**MATERIAL PROVIDED:**
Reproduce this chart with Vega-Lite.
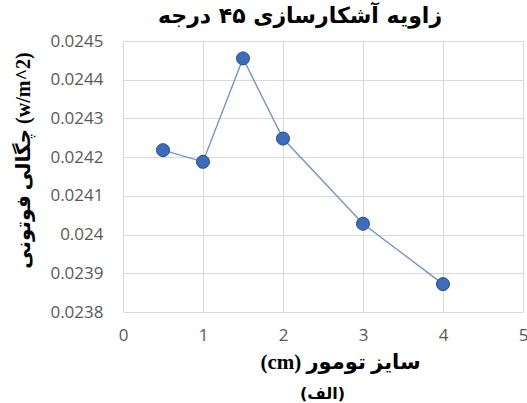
{
  "$schema": "https://vega.github.io/schema/vega-lite/v6.json",
  "autosize": "none",
  "width": 400,
  "height": 271,
  "padding": {"left": 123, "top": 41, "right": 4, "bottom": 91},
  "background": "white",
  "config": {"view": {"stroke": null}},
  "title": {
    "text": "زاویه آشکارسازی ۴۵ درجه",
    "anchor": "middle",
    "frame": "group",
    "dx": -23,
    "offset": 4,
    "font": "DejaVu Sans",
    "fontSize": 22,
    "fontWeight": "bold",
    "color": "#000000"
  },
  "data": {
    "values": [
      {"size": 0.5, "density": 0.024218},
      {"size": 1, "density": 0.024188},
      {"size": 1.5, "density": 0.024455},
      {"size": 2, "density": 0.024248},
      {"size": 3, "density": 0.024028},
      {"size": 4, "density": 0.023872}
    ]
  },
  "encoding": {
    "x": {
      "field": "size",
      "type": "quantitative",
      "scale": {"domain": [0, 5], "nice": false, "zero": false}
    },
    "y": {
      "field": "density",
      "type": "quantitative",
      "scale": {"domain": [0.0238, 0.0245], "nice": false, "zero": false},
      "axis": {
        "values": [0.0238, 0.0239, 0.024, 0.0241, 0.0242, 0.0243, 0.0244, 0.0245],
        "format": "~g",
        "domain": false,
        "ticks": false,
        "labelPadding": 20,
        "labelFont": "Open Sans",
        "labelFontSize": 17,
        "labelColor": "#595959",
        "gridColor": "#D9D9D9",
        "gridWidth": 1,
        "title": "\u2066چگالی فوتونی (w/m^2)\u2069",
        "titleFont": "Liberation Serif, DejaVu Sans",
        "titleFontSize": 20,
        "titleFontWeight": "bold",
        "titleColor": "#000000",
        "titleAngle": -90,
        "titleAlign": "center",
        "titleBaseline": "middle",
        "titleX": -100,
        "titleY": 119
      }
    }
  },
  "layer": [
    {
      "mark": {"type": "line", "color": "#7190C4", "strokeWidth": 1.3},
      "encoding": {
        "x": {
          "field": "size",
          "type": "quantitative",
          "scale": {"domain": [0, 5], "nice": false, "zero": false},
          "axis": {
            "values": [0, 1, 2, 3, 4, 5],
            "domain": false,
            "ticks": false,
            "labelPadding": 15,
            "labelFont": "Open Sans",
            "labelFontSize": 17,
            "labelColor": "#595959",
            "labelFlush": false,
            "gridColor": "#D9D9D9",
            "gridWidth": 1,
            "title": "\u2066(cm) سایز تومور\u2069",
            "titleFont": "Liberation Serif, DejaVu Sans",
            "titleFontSize": 21,
            "titleFontWeight": "bold",
            "titleColor": "#000000",
            "titleX": 217,
            "titleY": 50,
            "titleBaseline": "middle"
          }
        }
      }
    },
    {
      "mark": {"type": "point", "shape": "circle", "filled": true, "size": 170, "color": "#3D6DB8", "stroke": "#274C8C", "strokeWidth": 1, "opacity": 1},
      "encoding": {
        "x": {
          "field": "size",
          "type": "quantitative",
          "scale": {"domain": [0, 5], "nice": false, "zero": false},
          "axis": {
            "orient": "bottom",
            "labels": false,
            "ticks": false,
            "domain": false,
            "grid": false,
            "title": "\u2066(الف)\u2069",
            "titleFont": "DejaVu Sans",
            "titleFontSize": 16,
            "titleFontWeight": "bold",
            "titleColor": "#000000",
            "titleX": 199,
            "titleY": 81,
            "titleBaseline": "middle"
          }
        }
      }
    }
  ],
  "resolve": {"axis": {"x": "independent"}}
}
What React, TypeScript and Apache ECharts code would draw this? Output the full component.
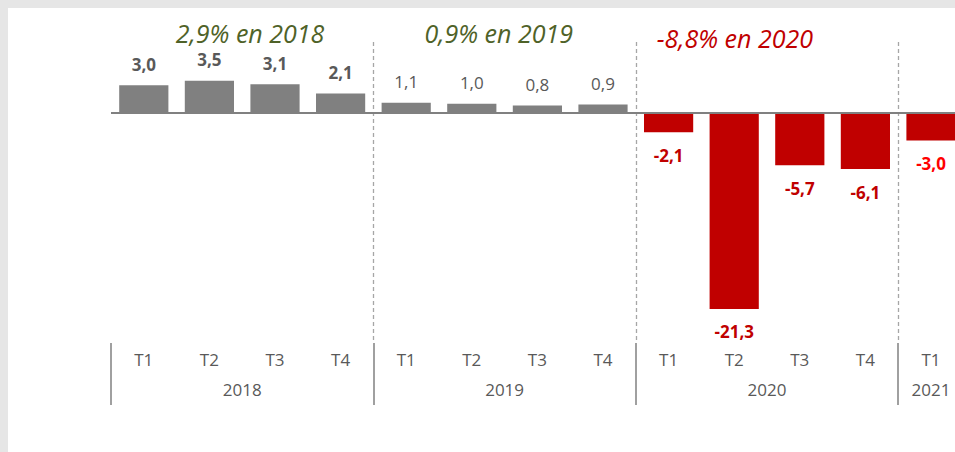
import React, { useEffect, useRef } from "react";
import * as echarts from "echarts";

const quarters = ["T1", "T2", "T3", "T4", "T1", "T2", "T3", "T4", "T1", "T2", "T3", "T4", "T1"];
const quarterYear = ["2018", "2018", "2018", "2018", "2019", "2019", "2019", "2019", "2020", "2020", "2020", "2020", "2021"];
const growth = [3.0, 3.5, 3.1, 2.1, 1.1, 1.0, 0.8, 0.9, -2.1, -21.3, -5.7, -6.1, -3.0];

const years = ["2018", "2019", "2020", "2021"];
const yearStartIndex = [0, 4, 8, 12];
const yearCenterIndex = [2, 6, 10, 12.5];

const annualTexts = ["2,9% en 2018", "0,9% en 2019", "-8,8% en 2020"];
const annualIsNegative = [false, false, true];
const annualAnchorX = [2.12, 5.91, 9.51];
const annualAnchorY = [8.65, 8.65, 8.1];

const FONT = "'Open Sans', 'DejaVu Sans', sans-serif";
const fmt = (v: number) => v.toFixed(1).replace(".", ",");

export default function App() {
  const ref = useRef<HTMLDivElement>(null);

  useEffect(() => {
    if (!ref.current) return;
    const chart = echarts.init(ref.current, null, { renderer: "svg" });

    const barData = growth.map((v, i) => {
      const neg = v < 0;
      const year = quarterYear[i];
      return {
        value: v,
        itemStyle: { color: neg ? "#c00000" : "#808080" },
        label: {
          show: true,
          position: neg ? "bottom" : "top",
          distance: neg ? 14 : 12,
          color: neg ? (year === "2021" ? "#ff0000" : "#c00000") : "#595959",
          fontWeight: year === "2019" ? "normal" : "bold",
          fontSize: 17,
          lineHeight: 18,
          fontFamily: FONT,
          formatter: () => fmt(v),
        },
      };
    });

    const annotData = annualTexts.map((t, i) => ({
      value: [annualAnchorX[i], annualAnchorY[i]],
      label: {
        show: true,
        position: "inside",
        formatter: t,
        color: annualIsNegative[i] ? "#c00000" : "#4f6228",
        opacity: 1,
        fontSize: 25,
        lineHeight: 24,
        fontStyle: "italic",
        fontFamily: FONT,
      },
    }));

    chart.setOption({
      animation: false,
      grid: { left: 111, top: 42, width: 13 * 65.6, bottom: 109, containLabel: false },
      xAxis: [
        {
          type: "category",
          data: quarters,
          position: "bottom",
          boundaryGap: true,
          axisLine: { show: false },
          axisTick: { show: false },
          axisLabel: {
            interval: 0,
            margin: 8,
            color: "#595959",
            fontSize: 17,
            fontFamily: FONT,
          },
          splitLine: {
            show: true,
            interval: (index: number) => index > 0 && yearStartIndex.includes(index),
            lineStyle: { color: "#a6a6a6", type: [4, 3], width: 1.3 },
          },
        },
        {
          type: "value",
          min: 0,
          max: 13,
          position: "bottom",
          axisLine: { show: false },
          splitLine: { show: false },
          axisTick: {
            show: true,
            customValues: yearStartIndex,
            length: 62,
            inside: false,
            lineStyle: { color: "#808080", width: 1.5 },
          },
          axisLabel: {
            show: true,
            customValues: yearCenterIndex,
            margin: 38,
            color: "#595959",
            fontSize: 17,
            fontFamily: FONT,
            formatter: (val: number) => {
              const k = yearCenterIndex.indexOf(val);
              return k >= 0 ? years[k] : "";
            },
          },
        },
      ],
      yAxis: {
        type: "value",
        min: -25,
        max: 7.7,
        show: false,
        splitLine: { show: false },
      },
      series: [
        {
          type: "bar",
          xAxisIndex: 0,
          yAxisIndex: 0,
          barWidth: "75%",
          data: barData,
          markLine: {
            silent: true,
            symbol: "none",
            label: { show: false },
            lineStyle: { color: "#808080", width: 2, type: "solid" },
            data: [{ yAxis: 0 }],
          },
        },
        {
          type: "scatter",
          xAxisIndex: 1,
          yAxisIndex: 0,
          symbolSize: 1,
          clip: false,
          silent: true,
          itemStyle: { color: "rgba(255,255,255,0)", opacity: 1 },
          data: annotData,
        },
      ],
    });

    return () => chart.dispose();
  }, []);

  return (
    <div
      style={{
        position: "fixed",
        left: 0,
        top: 0,
        width: 955,
        height: 452,
        background: "#e6e6e6",
        overflow: "hidden",
      }}
    >
      <div style={{ position: "absolute", left: 8, top: 8, right: 0, bottom: 0, background: "#ffffff" }} />
      <div ref={ref} style={{ position: "absolute", left: 0, top: 0, width: 1000, height: 452 }} />
    </div>
  );
}
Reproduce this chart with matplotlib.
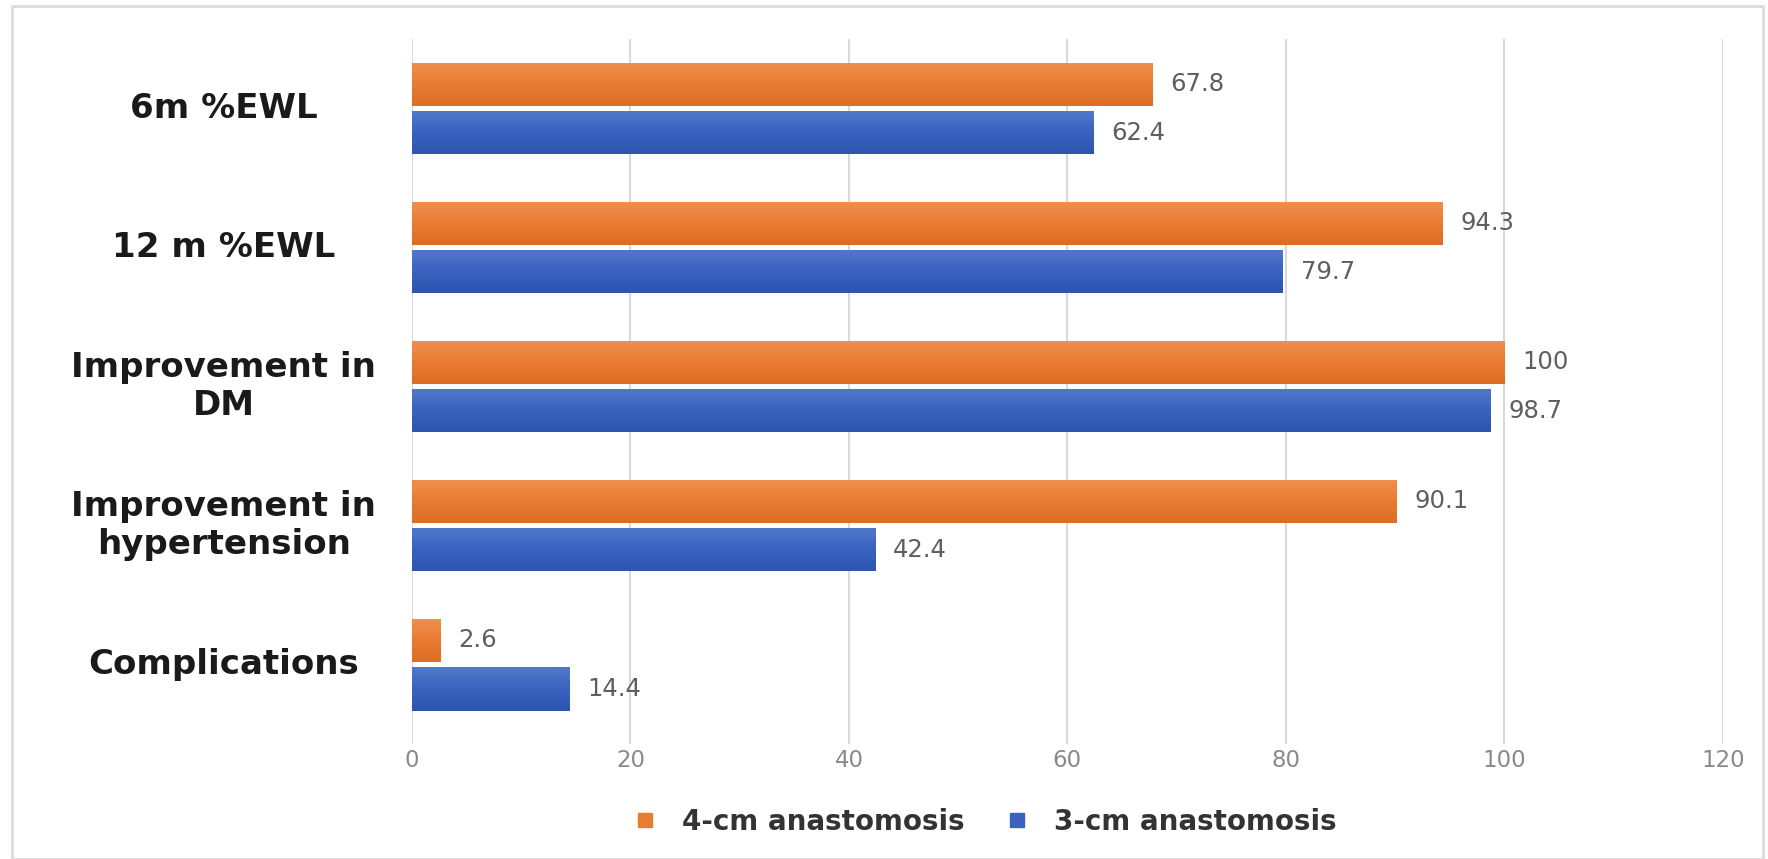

**GIVEN PROBLEM:** Search the records for the word "React". Copy every line that has it.

**RESPONSE TO THE TASK:**
What React, TypeScript and Apache ECharts code would draw this? Output the full component.
import React, { useEffect, useRef } from "react";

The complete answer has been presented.